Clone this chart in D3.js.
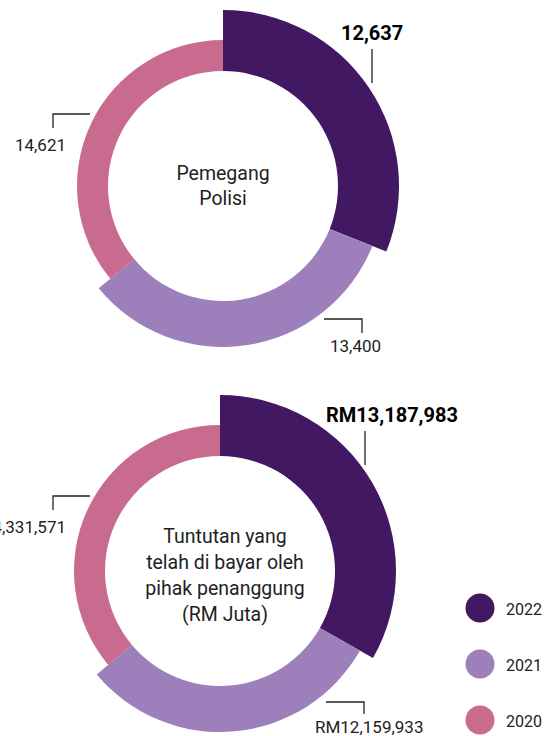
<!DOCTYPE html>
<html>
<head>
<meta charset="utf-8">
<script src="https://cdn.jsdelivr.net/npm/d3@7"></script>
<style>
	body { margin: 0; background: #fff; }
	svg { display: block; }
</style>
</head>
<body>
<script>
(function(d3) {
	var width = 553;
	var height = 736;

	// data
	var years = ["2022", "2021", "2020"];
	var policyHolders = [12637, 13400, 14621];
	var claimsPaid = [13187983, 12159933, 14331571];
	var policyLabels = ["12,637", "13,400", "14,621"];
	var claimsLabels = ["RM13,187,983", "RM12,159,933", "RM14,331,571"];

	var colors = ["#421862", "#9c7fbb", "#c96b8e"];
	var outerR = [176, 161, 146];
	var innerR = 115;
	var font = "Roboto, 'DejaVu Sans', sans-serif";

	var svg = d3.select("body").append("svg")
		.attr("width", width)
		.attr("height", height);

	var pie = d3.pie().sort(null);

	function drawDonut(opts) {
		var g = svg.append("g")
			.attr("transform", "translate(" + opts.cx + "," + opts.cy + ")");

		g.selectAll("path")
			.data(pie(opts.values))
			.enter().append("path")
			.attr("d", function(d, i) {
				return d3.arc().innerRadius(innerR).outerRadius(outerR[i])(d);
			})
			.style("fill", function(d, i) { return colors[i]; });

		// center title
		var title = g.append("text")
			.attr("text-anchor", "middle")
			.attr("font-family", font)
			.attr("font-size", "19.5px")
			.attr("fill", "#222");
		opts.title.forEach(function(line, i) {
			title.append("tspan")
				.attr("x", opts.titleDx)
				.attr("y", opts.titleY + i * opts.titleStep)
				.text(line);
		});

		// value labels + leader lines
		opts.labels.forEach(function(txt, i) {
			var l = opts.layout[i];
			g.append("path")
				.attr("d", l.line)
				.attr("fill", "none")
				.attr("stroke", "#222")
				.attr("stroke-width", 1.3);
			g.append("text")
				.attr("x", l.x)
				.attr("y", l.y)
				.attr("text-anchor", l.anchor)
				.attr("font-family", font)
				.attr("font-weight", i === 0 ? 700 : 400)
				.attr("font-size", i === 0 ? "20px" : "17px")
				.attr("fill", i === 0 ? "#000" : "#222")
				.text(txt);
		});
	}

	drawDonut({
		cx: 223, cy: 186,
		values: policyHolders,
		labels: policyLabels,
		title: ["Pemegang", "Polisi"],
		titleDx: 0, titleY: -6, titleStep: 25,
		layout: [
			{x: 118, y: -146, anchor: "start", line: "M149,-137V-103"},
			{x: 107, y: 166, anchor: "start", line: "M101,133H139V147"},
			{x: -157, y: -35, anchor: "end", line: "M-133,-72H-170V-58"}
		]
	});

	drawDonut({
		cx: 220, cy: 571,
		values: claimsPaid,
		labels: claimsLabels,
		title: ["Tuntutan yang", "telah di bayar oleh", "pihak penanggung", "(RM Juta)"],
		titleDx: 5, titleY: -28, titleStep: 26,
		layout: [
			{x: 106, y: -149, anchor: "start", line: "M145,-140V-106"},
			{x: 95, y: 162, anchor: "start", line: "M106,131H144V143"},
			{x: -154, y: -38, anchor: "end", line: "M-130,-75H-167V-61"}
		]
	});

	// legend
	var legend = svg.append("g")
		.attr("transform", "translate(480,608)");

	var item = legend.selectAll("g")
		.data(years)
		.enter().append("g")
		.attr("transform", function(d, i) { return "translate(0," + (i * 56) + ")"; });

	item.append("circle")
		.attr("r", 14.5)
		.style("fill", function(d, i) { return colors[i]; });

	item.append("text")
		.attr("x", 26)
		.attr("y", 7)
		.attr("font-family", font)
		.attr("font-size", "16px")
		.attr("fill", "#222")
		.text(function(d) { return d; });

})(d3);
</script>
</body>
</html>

------------------------------------------------

**Instructions for the task**. In the data above, please extract the lines from the first one through the line with "var height = 736;", exactly, and keep pictures out.

**Final result**.
Clone this chart in D3.js.
<!DOCTYPE html>
<html>
<head>
<meta charset="utf-8">
<script src="https://cdn.jsdelivr.net/npm/d3@7"></script>
<style>
	body { margin: 0; background: #fff; }
	svg { display: block; }
</style>
</head>
<body>
<script>
(function(d3) {
	var width = 553;
	var height = 736;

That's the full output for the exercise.